Bom, perto das quatro horas da manhã, recebemos um aviso inquietante. Um navio de containers próximo do nosso tinha sido atingido pelo temporal. Perdera a estabilidade e afundara. Rapidamente, nos dirigimos para o lugar do naufrágio. Quando chegamos, já havia outros navios participando no resgate. Segundo a informação que nos deram, haviam sido resgatados treze membros da tripulação do navio afundado e deviam ser vinte e seis no total. Coordenados com outros navios, mantivemos a vigilância ao redor da zona com a esperança de poder salvar os outros treze. Depois, outros barcos se uniram à operação. O serviço de guarda-costas japonês também enviou dois barcos patrulha e três aviões. No entanto, o tufão tornava muito difícil nossa tarefa de salvamento. Desde o momento em que começamos o resgate, fui rezando pelas vítimas.

Encontraram a todos?

Não, infelizmente. Dois dias depois, quinze membros tinham sido resgatados e onze continuavam desaparecidos. Tendo em conta que as possibilidades de sobreviver eram muito escassas depois de 48 horas num mar agitado, os japoneses encerraram os trabalhos de resgate. Tempestades assim são muito duras para a vida do marinheiro. Deixam marcas.

E mesmo assim, o seu trabalho vale a pena?

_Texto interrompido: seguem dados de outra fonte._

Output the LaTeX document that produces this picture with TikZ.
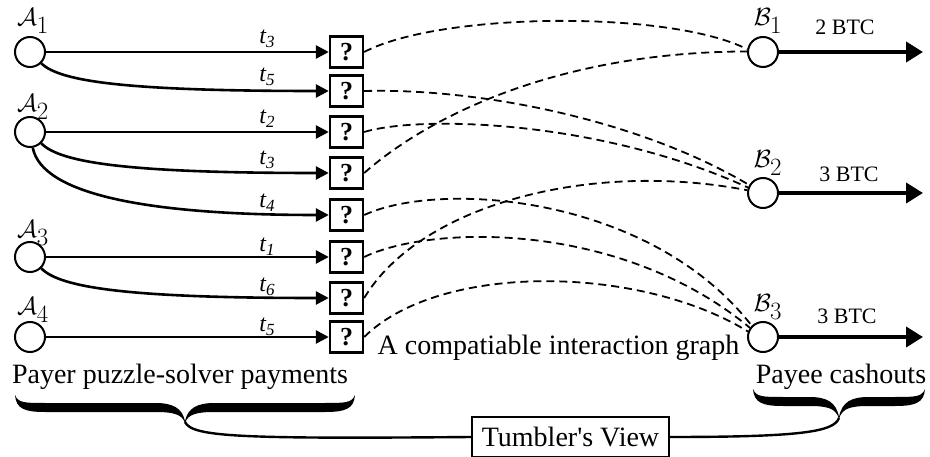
\documentclass[tikz,border=0pt]{standalone}
\usepackage{fontspec}
\setmainfont{Liberation Serif}
\usetikzlibrary{arrows.meta}
\newcommand\fancybrace[5]{%
 \pgfmathsetmacro\bxm{(#1+#2)/2}%
 \fill ({#1},{#3}) .. controls ({#1+3},{#4-4}) and ({#1+10},{#4-4}) .. ({#1+30},{#4-4})
   -- ({\bxm-30},{#4-4}) .. controls ({\bxm-12},{#4-4}) and ({\bxm-3},{#4+1}) .. ({\bxm},{#5})
   .. controls ({\bxm+3},{#4+1}) and ({\bxm+12},{#4-4}) .. ({\bxm+30},{#4-4})
   -- ({#2-30},{#4-4}) .. controls ({#2-10},{#4-4}) and ({#2-3},{#4-4}) .. ({#2},{#3})
   .. controls ({#2-1},{#4+2}) and ({#2-10},{#4+5}) .. ({#2-30},{#4+5})
   -- ({\bxm+30},{#4+5}) .. controls ({\bxm+12},{#4+5}) and ({\bxm+3},{#4+7}) .. ({\bxm},{#5+2})
   .. controls ({\bxm-3},{#4+7}) and ({\bxm-12},{#4+5}) .. ({\bxm-30},{#4+5})
   -- ({#1+30},{#4+5}) .. controls ({#1+10},{#4+5}) and ({#1+1},{#4+2}) .. ({#1},{#3}) -- cycle;}
\newcommand\tlab[1]{{\fontsize{24}{26}\selectfont\itshape t\raisebox{-0.35ex}{\fontsize{17}{17}\selectfont #1}}}
\begin{document}
\begin{tikzpicture}[x=1pt,y=-1pt,
  circ/.style={circle,draw,line width=2pt,minimum size=30pt,inner sep=0pt,fill=white},
  qbox/.style={draw,line width=2.4pt,minimum width=33pt,minimum height=31pt,inner sep=0pt,
    font=\fontsize{26}{26}\selectfont\bfseries},
  lab/.style={inner sep=0pt,font=\fontsize{36}{38}\selectfont},
  tl/.style={inner sep=0pt},
  btc/.style={inner sep=0pt,font=\fontsize{22}{24}\selectfont},
  txt/.style={inner sep=0pt,font=\fontsize{28}{32}\selectfont},
  pay/.style={line width=2.6pt,-{Triangle[length=13pt,width=13pt]}},
  cash/.style={line width=4pt,-{Triangle[length=17pt,width=20pt]}},
  dl/.style={line width=1.8pt,dash pattern=on 8pt off 5pt},
  conn/.style={line width=2.4pt}]
\useasboundingbox (0,0) rectangle (930,457);
% payers
\node[circ] (A1) at (30,52) {};
\node[circ] (A2) at (30,132) {};
\node[circ] (A3) at (30,257) {};
\node[circ] (A4) at (30,337) {};
\node[lab] (LA1) at (33,21) {$\mathcal{A}_1$};
\node[lab] (LA2) at (33,107) {$\mathcal{A}_2$};
\node[lab] (LA3) at (33,233) {$\mathcal{A}_3$};
\node[lab] (LA4) at (33,310) {$\mathcal{A}_4$};
% puzzle boxes
\foreach \i/\y in {1/52,2/91,3/132,4/173,5/215,6/257,7/298,8/337}
  \node[qbox] (q\i) at (346.5,\y) {?};
% payees
\node[circ] (B1) at (763,52) {};
\node[circ] (B2) at (763,193) {};
\node[circ] (B3) at (763,337) {};
\node[lab] (LB1) at (768,21) {$\mathcal{B}_1$};
\node[lab] (LB2) at (768,163) {$\mathcal{B}_2$};
\node[lab] (LB3) at (768,307) {$\mathcal{B}_3$};
\coordinate (e1) at (923,52);
\coordinate (e2) at (923,193);
\coordinate (e3) at (923,337);
\draw[cash] (B1) -- (e1);
\draw[cash] (B2) -- (e2);
\draw[cash] (B3) -- (e3);
\node[btc] (v1) at (845,27) {2 BTC};
\node[btc] (v2) at (849,174) {3 BTC};
\node[btc] (v3) at (847,316) {3 BTC};
% payments
\draw[pay] (A1) -- (q1);
\draw[pay] (A1.-45) .. controls (60,82) and (130,91) .. (q2.west);
\draw[pay] (A2) -- (q3);
\draw[pay] (A2.-45) .. controls (60,163) and (130,173) .. (q4.west);
\draw[pay] (A2.-80) .. controls (42,195) and (150,215) .. (q5.west);
\draw[pay] (A3) -- (q6);
\draw[pay] (A3.-45) .. controls (60,288) and (130,298) .. (q7.west);
\draw[pay] (A4) -- (q8);
\node[tl] (t1) at (267,39) {\tlab{3}};
\node[tl] (t2) at (267,77) {\tlab{5}};
\node[tl] (t3) at (267,119) {\tlab{2}};
\node[tl] (t4) at (267,160) {\tlab{3}};
\node[tl] (t5) at (267,203) {\tlab{4}};
\node[tl] (t6) at (267,247) {\tlab{1}};
\node[tl] (t7) at (267,287) {\tlab{6}};
\node[tl] (t8) at (267,327) {\tlab{5}};
% interaction graph
\draw[dl] (q1.east) .. controls (440,12) and (670,10) .. (B1.170);
\draw[dl] (q2.east) .. controls (480,88) and (640,120) .. (B2.150);
\draw[dl] (q3.east) .. controls (420,115) and (600,120) .. (B2.160);
\draw[dl] (q4.east) .. controls (430,115) and (560,52) .. (B1.178);
\draw[dl] (q5.east) .. controls (440,180) and (650,195) .. (B3.135);
\draw[dl] (q6.east) .. controls (430,225) and (620,220) .. (B3.145);
\draw[dl] (q7.east) .. controls (420,205) and (590,160) .. (B2.170);
\draw[dl] (q8.east) .. controls (440,262) and (640,265) .. (B3.160);
% texts
\node[txt,anchor=base] (cg) at (558.5,355) {A compatiable interaction graph};
\node[txt,anchor=base] (payer) at (180,383) {Payer puzzle-solver payments};
\node[txt,anchor=base] (payee) at (841,383) {Payee cashouts};
% braces and tumbler view
\fancybrace{15}{355}{395}{407}{421}
\fancybrace{753}{925}{389}{401}{417}
\coordinate (lt) at (185,422);
\coordinate (rt) at (839,418);
\node[draw,line width=1.2pt,txt,minimum width=197pt,minimum height=40pt] (tv) at (570.5,437) {Tumbler\textquotesingle s View};
\draw[conn] (lt) .. controls (192,437) and (240,439) .. (tv.west);
\draw[conn] (rt) .. controls (834,432) and (800,437) .. (tv.east);
\end{tikzpicture}
\end{document}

Tenho que enfrentar perigos sérios no mar, poucas horas para descansar, solidão, prescindir da comunhão, etc. Mas estas preocupações podem ser superadas contemplando a Deus durante o trabalho. Acredito que se fizer meu trabalho por amor a Deus, a sua vontade me protegerá e me dará graça para fazê-lo melhor e me sentir realizado como filho de Deus.